___ Information supplied ___
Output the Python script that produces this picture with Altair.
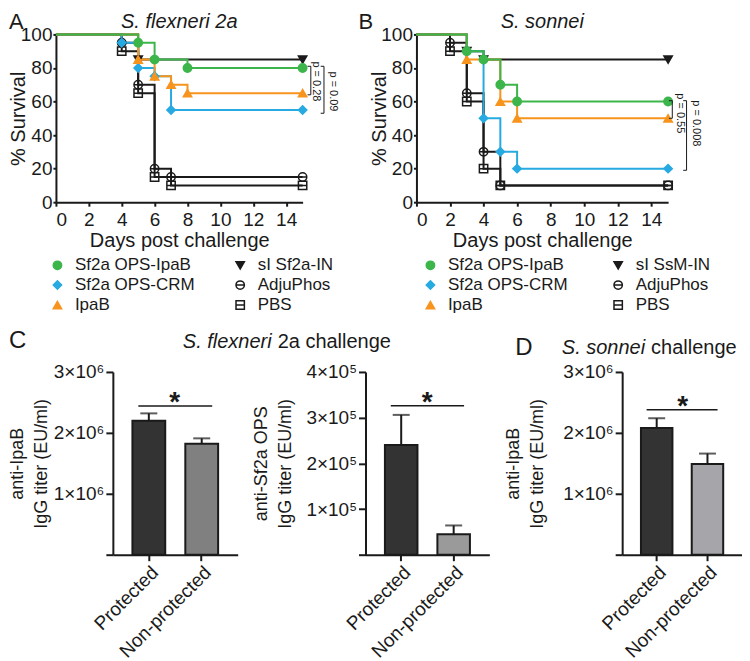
import altair as alt
import pandas as pd

FONT = "Liberation Sans"
BLACK = "#1a1a1a"
GREEN = "#3cb54a"
BLUE = "#27aae1"
ORANGE = "#f7941d"

# ---------------- Panel A: S. flexneri 2a (Kaplan-Meier) ----------------
a_ops_ipab_day = [0, 5, 6, 8, 15]
a_ops_ipab_surv = [100, 95, 85, 80, 80]
a_ops_crm_day = [0, 4, 5, 6, 7, 15]
a_ops_crm_surv = [100, 95, 80, 75, 55, 55]
a_ipab_day = [0, 5, 6, 7, 8, 15]
a_ipab_surv = [100, 85, 75, 70, 65, 65]
a_si_day = [0, 5, 15]
a_si_surv = [100, 85, 85]
a_adju_day = [0, 4, 5, 6, 7, 15]
a_adju_surv = [100, 95, 70, 20, 15, 15]
a_pbs_day = [0, 4, 5, 6, 7, 15]
a_pbs_surv = [100, 90, 65, 15, 10, 10]

# ---------------- Panel B: S. sonnei (Kaplan-Meier) ----------------
b_ops_ipab_day = [0, 3, 4, 5, 6, 15]
b_ops_ipab_surv = [100, 90, 85, 70, 60, 60]
b_ops_crm_day = [0, 3, 4, 5, 6, 15]
b_ops_crm_surv = [100, 90, 50, 30, 20, 20]
b_ipab_day = [0, 3, 5, 6, 15]
b_ipab_surv = [100, 85, 60, 50, 50]
b_si_day = [0, 3, 4, 15]
b_si_surv = [100, 90, 85, 85]
b_adju_day = [0, 2, 3, 4, 5, 15]
b_adju_surv = [100, 95, 65, 30, 10, 10]
b_pbs_day = [0, 2, 3, 4, 5, 15]
b_pbs_surv = [100, 90, 60, 20, 10, 10]

# legend order (two columns, filled column by column)
legend_a = ["Sf2a OPS-IpaB", "Sf2a OPS-CRM", "IpaB", "sI Sf2a-IN", "AdjuPhos", "PBS"]
legend_b = ["Sf2a OPS-IpaB", "Sf2a OPS-CRM", "IpaB", "sI SsM-IN", "AdjuPhos", "PBS"]
# drawing order (bottom to top)
draw_a = ["PBS", "AdjuPhos", "sI Sf2a-IN", "Sf2a OPS-CRM", "IpaB", "Sf2a OPS-IpaB"]
draw_b = ["PBS", "AdjuPhos", "sI SsM-IN", "Sf2a OPS-CRM", "IpaB", "Sf2a OPS-IpaB"]

# p-value annotations (day / % survival units)
a_p_text = ["p = 0.28", "p = 0.09"]
a_p_day = [15.8, 16.85]
a_p_surv = [72, 66]
a_br_day = [15.5, 16.3]
a_br_top = [81, 81]
a_br_bot = [64, 53]

b_p_text = ["p = 0.55", "p = 0.008"]
b_p_day = [15.7, 16.65]
b_p_surv = [53, 47]
b_br_day = [15.25, 16.1]
b_br_top = [60.5, 60.5]
b_br_bot = [50, 19]

# ---------------- Panels C and D: IgG titers ----------------
bar_cats = ["Protected", "Non-protected"]
c1_mean = [2.20e6, 1.82e6]
c1_upper = [2.32e6, 1.91e6]
c1_sig = 2.44e6
c2_mean = [2.40e5, 0.45e5]
c2_upper = [3.06e5, 0.64e5]
c2_sig = 3.26e5
d_mean = [2.08e6, 1.49e6]
d_upper = [2.24e6, 1.66e6]
d_sig = 2.38e6

CIRC_LINE = "M-1,0A1,1,0,1,1,1,0A1,1,0,1,1,-1,0ZM-1,0L1,0"
SQ_LINE = "M-1,-1L1,-1L1,1L-1,1ZM-1,0L1,0"
legend_colors = [GREEN, BLUE, ORANGE, BLACK, BLACK, BLACK]
legend_fills = [GREEN, BLUE, ORANGE, BLACK, "transparent", "transparent"]
legend_shapes = ["circle", "diamond", "triangle-up", "triangle-down", CIRC_LINE, SQ_LINE]
draw_colors = [BLACK, BLACK, BLACK, BLUE, ORANGE, GREEN]


def km_frame(series):
    rows = []
    for g, ds, ss in series:
        for d, s in zip(ds, ss):
            rows.append({"group": g, "day": d, "surv": s})
    return pd.DataFrame(rows)


def txt(s, x, y, size, style="normal", align="left", baseline="top", weight="normal"):
    return alt.Chart(pd.DataFrame({"t": [s]})).mark_text(
        font=FONT, fontSize=size, fontStyle=style, fontWeight=weight,
        align=align, baseline=baseline, color=BLACK
    ).encode(x=alt.value(x), y=alt.value(y), text="t:N")


def survival_panel(series, domain, draw_order, title, letter, letter_x, p_text, p_day, p_surv,
                   br_day, br_top, br_bot, legend_x, legend_cp, width):
    df = km_frame(series)
    pts = df[df["day"] > 0]
    x_axis = alt.Axis(values=list(range(0, 15, 2)), tickCount=20, title="Days post challenge",
                      titleY=38, titleBaseline="middle", tickSize=4, labelPadding=4,
                      labelFontSize=19, titleFontSize=20, labelOverlap=False)
    y_axis = alt.Axis(values=list(range(0, 101, 20)), tickCount=20, title="% Survival",
                      titleX=-47, titleY=84, titleBaseline="top", tickSize=3,
                      labelPadding=1, labelFontSize=19, titleFontSize=20, labelOverlap=False)
    X = alt.X("day:Q", scale=alt.Scale(domain=[0, 15], nice=False), axis=x_axis)
    Y = alt.Y("surv:Q", scale=alt.Scale(domain=[0, 100], nice=False), axis=y_axis)
    lines = alt.Chart(df).mark_line(interpolate="step-after", strokeWidth=2).encode(
        x=X, y=Y,
        color=alt.Color("group:N", scale=alt.Scale(domain=draw_order, range=draw_colors),
                        legend=None),
    )
    leg = alt.Legend(title=None, orient="none", legendX=legend_x, legendY=222.5, columns=2,
                     columnPadding=legend_cp, rowPadding=2, symbolSize=70,
                     symbolStrokeWidth=1.5, labelFontSize=17, labelFont=FONT,
                     labelColor=BLACK, labelOffset=9, padding=0, labelLimit=400)
    points = alt.Chart(pts).mark_point(size=70, strokeWidth=1.5, opacity=1).encode(
        x="day:Q", y="surv:Q",
        shape=alt.Shape("group:N", scale=alt.Scale(domain=domain, range=legend_shapes), legend=leg),
        fill=alt.Fill("group:N", scale=alt.Scale(domain=domain, range=legend_fills), legend=leg),
        stroke=alt.Stroke("group:N", scale=alt.Scale(domain=domain, range=legend_colors), legend=leg),
    )
    br = pd.DataFrame({"day": br_day, "top": br_top, "bot": br_bot})
    br["tick"] = br["day"] - 0.2
    vert = alt.Chart(br).mark_rule(color=BLACK, strokeWidth=1).encode(
        x="day:Q", y="top:Q", y2="bot:Q")
    t_top = alt.Chart(br).mark_rule(color=BLACK, strokeWidth=1).encode(
        x="tick:Q", x2="day:Q", y="top:Q")
    t_bot = alt.Chart(br).mark_rule(color=BLACK, strokeWidth=1).encode(
        x="tick:Q", x2="day:Q", y="bot:Q")
    pv = pd.DataFrame({"t": p_text, "day": p_day, "surv": p_surv})
    ptext = alt.Chart(pv).mark_text(angle=90, fontSize=11, font=FONT, color=BLACK,
                                    align="center", baseline="middle").encode(
        x="day:Q", y="surv:Q", text="t:N")
    ttl = txt(title, width / 2, -22, 20, style="italic", align="center")
    let = txt(letter, letter_x, -22, 22)
    return alt.layer(lines, points, vert, t_top, t_bot, ptext, ttl, let).properties(
        width=width, height=168)


def bar_panel(means, uppers, colors, sig, ymax, ticks, div, exp, title_lines, title_x,
              width, extra):
    df = pd.DataFrame({"cat": bar_cats, "mean": means, "upper": uppers})
    xs = alt.Scale(domain=bar_cats, paddingInner=0.38, paddingOuter=0.37)
    x_axis = alt.Axis(title=None, labelAngle=315, tickSize=6, labelPadding=2,
                      labelFontSize=19)
    X = alt.X("cat:N", scale=xs, sort=bar_cats, axis=x_axis)
    y_axis = alt.Axis(values=ticks, tickCount=20,
                      labelExpr=f"datum.value == 0 ? '' : format(datum.value / {div}, 'd') + '{exp}'",
                      title=title_lines, titleX=title_x, titleY=91.5, titleBaseline="top",
                      titleLineHeight=24, titleFontSize=18, tickSize=7, labelPadding=2,
                      labelFontSize=19, labelOverlap=False)
    ys = alt.Scale(domain=[0, ymax], nice=False)
    bars = alt.Chart(df).mark_bar(stroke=BLACK, strokeWidth=2).encode(
        x=X, y=alt.Y("mean:Q", scale=ys, axis=y_axis),
        fill=alt.Fill("cat:N", scale=alt.Scale(domain=bar_cats, range=colors), legend=None),
    )
    err = alt.Chart(df).mark_rule(color=BLACK, strokeWidth=2).encode(
        x=alt.X("cat:N"), y="mean:Q", y2="upper:Q")
    cap = alt.Chart(df).mark_tick(color=BLACK, thickness=2, size=17).encode(
        x=alt.X("cat:N"), y="upper:Q")
    sdf = pd.DataFrame({"cat": [bar_cats[0]], "cat2": [bar_cats[1]], "mean": [sig]})
    sline = alt.Chart(sdf).mark_rule(color=BLACK, strokeWidth=1.5).encode(
        x=alt.X("cat:N", bandPosition=0.18), x2=alt.X2("cat2:N", bandPosition=0.82),
        y="mean:Q")
    star = alt.Chart(sdf).mark_text(text="*", font=FONT, fontSize=28, fontWeight="bold",
                                    color=BLACK, baseline="alphabetic", dx=26, dy=5).encode(
        x=alt.X("cat:N", bandPosition=0.5), y="mean:Q")
    return alt.layer(bars, err, cap, sline, star, *extra).properties(width=width, height=183)


def resolved(ch):
    return ch.resolve_scale(x="independent", y="independent", color="independent",
                            fill="independent", stroke="independent",
                            shape="independent").resolve_legend(
        color="independent", fill="independent", stroke="independent", shape="independent")


series_a = [("PBS", a_pbs_day, a_pbs_surv), ("AdjuPhos", a_adju_day, a_adju_surv),
            ("sI Sf2a-IN", a_si_day, a_si_surv), ("Sf2a OPS-CRM", a_ops_crm_day, a_ops_crm_surv),
            ("IpaB", a_ipab_day, a_ipab_surv), ("Sf2a OPS-IpaB", a_ops_ipab_day, a_ops_ipab_surv)]
series_b = [("PBS", b_pbs_day, b_pbs_surv), ("AdjuPhos", b_adju_day, b_adju_surv),
            ("sI SsM-IN", b_si_day, b_si_surv), ("Sf2a OPS-CRM", b_ops_crm_day, b_ops_crm_surv),
            ("IpaB", b_ipab_day, b_ipab_surv), ("Sf2a OPS-IpaB", b_ops_ipab_day, b_ops_ipab_surv)]

panel_a = survival_panel(series_a, legend_a, draw_a, "S. flexneri 2a", "A", -47, a_p_text,
                         a_p_day, a_p_surv, a_br_day, a_br_top, a_br_bot, -7, 37, 247)
panel_b = survival_panel(series_b, legend_b, draw_b, "S. sonnei", "B", -58, b_p_text,
                         b_p_day, b_p_surv, b_br_day, b_br_top, b_br_bot, 5.5, 42, 252)

c1_extra = [txt("C", -104, -31, 24, baseline="middle"),
            txt("S. flexneri", 159, -30, 20, style="italic", align="right", baseline="middle"),
            txt("2a challenge", 165, -30, 20, baseline="middle")]
d_extra = [txt("D", -107, -24, 24, baseline="middle"),
           txt("S. sonnei", 23, -24, 20, style="italic", align="right", baseline="middle"),
           txt("challenge", 29, -24, 20, baseline="middle")]

panel_c1 = bar_panel(c1_mean, c1_upper, ["#333333", "#808080"], c1_sig, 3e6,
                     [0, 1e6, 2e6, 3e6], 1e6, "×10⁶", ["anti-IpaB", "IgG titer (EU/ml)"],
                     -104, 125, c1_extra)
panel_c2 = bar_panel(c2_mean, c2_upper, ["#333333", "#9a9a9a"], c2_sig, 4e5,
                     [0, 1e5, 2e5, 3e5, 4e5], 1e5, "×10⁵",
                     ["anti-Sf2a OPS", "IgG titer (EU/ml)"], -113, 124, [])
panel_d = bar_panel(d_mean, d_upper, ["#333333", "#a5a5aa"], d_sig, 3e6,
                     [0, 1e6, 2e6, 3e6], 1e6, "×10⁶", ["anti-IpaB", "IgG titer (EU/ml)"],
                     -118, 120, d_extra)

spacer = alt.Chart(pd.DataFrame({"v": [0]})).mark_point(opacity=0).encode(
    x=alt.value(0), y=alt.value(0)).properties(width=57, height=10)

row1 = resolved(alt.hconcat(panel_a, panel_b, spacing=114, bounds="flush"))
g1 = resolved(alt.hconcat(spacer, panel_c1, spacing=0, bounds="flush"))
g2 = resolved(alt.hconcat(panel_c2, panel_d, spacing=133, bounds="flush"))
row2 = resolved(alt.hconcat(g1, g2, spacing=310, bounds="flush"))

chart = resolved(alt.vconcat(row1, row2, spacing=338, bounds="flush")).properties(
    padding={"left": 0, "top": 3, "right": 0, "bottom": 0}, background="white"
).configure_axis(
    domainColor=BLACK, domainWidth=2, tickColor=BLACK, tickWidth=2,
    labelColor=BLACK, titleColor=BLACK, labelFont=FONT, titleFont=FONT,
    titleFontWeight="normal", grid=False, labelOverlap=False
).configure_view(stroke=None)

chart.save("out.html", embed_options={"renderer": "svg", "actions": False})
___
▸ Directive: Exactly reproduce the run of lines from the start of the listing through the line with "a_pbs_surv = [100, 90, 65, 15, 10, 10]", inclusive; pictures are not copied.

▸ Reply:
Output the Python script that produces this picture with Altair.
import altair as alt
import pandas as pd

FONT = "Liberation Sans"
BLACK = "#1a1a1a"
GREEN = "#3cb54a"
BLUE = "#27aae1"
ORANGE = "#f7941d"

# ---------------- Panel A: S. flexneri 2a (Kaplan-Meier) ----------------
a_ops_ipab_day = [0, 5, 6, 8, 15]
a_ops_ipab_surv = [100, 95, 85, 80, 80]
a_ops_crm_day = [0, 4, 5, 6, 7, 15]
a_ops_crm_surv = [100, 95, 80, 75, 55, 55]
a_ipab_day = [0, 5, 6, 7, 8, 15]
a_ipab_surv = [100, 85, 75, 70, 65, 65]
a_si_day = [0, 5, 15]
a_si_surv = [100, 85, 85]
a_adju_day = [0, 4, 5, 6, 7, 15]
a_adju_surv = [100, 95, 70, 20, 15, 15]
a_pbs_day = [0, 4, 5, 6, 7, 15]
a_pbs_surv = [100, 90, 65, 15, 10, 10]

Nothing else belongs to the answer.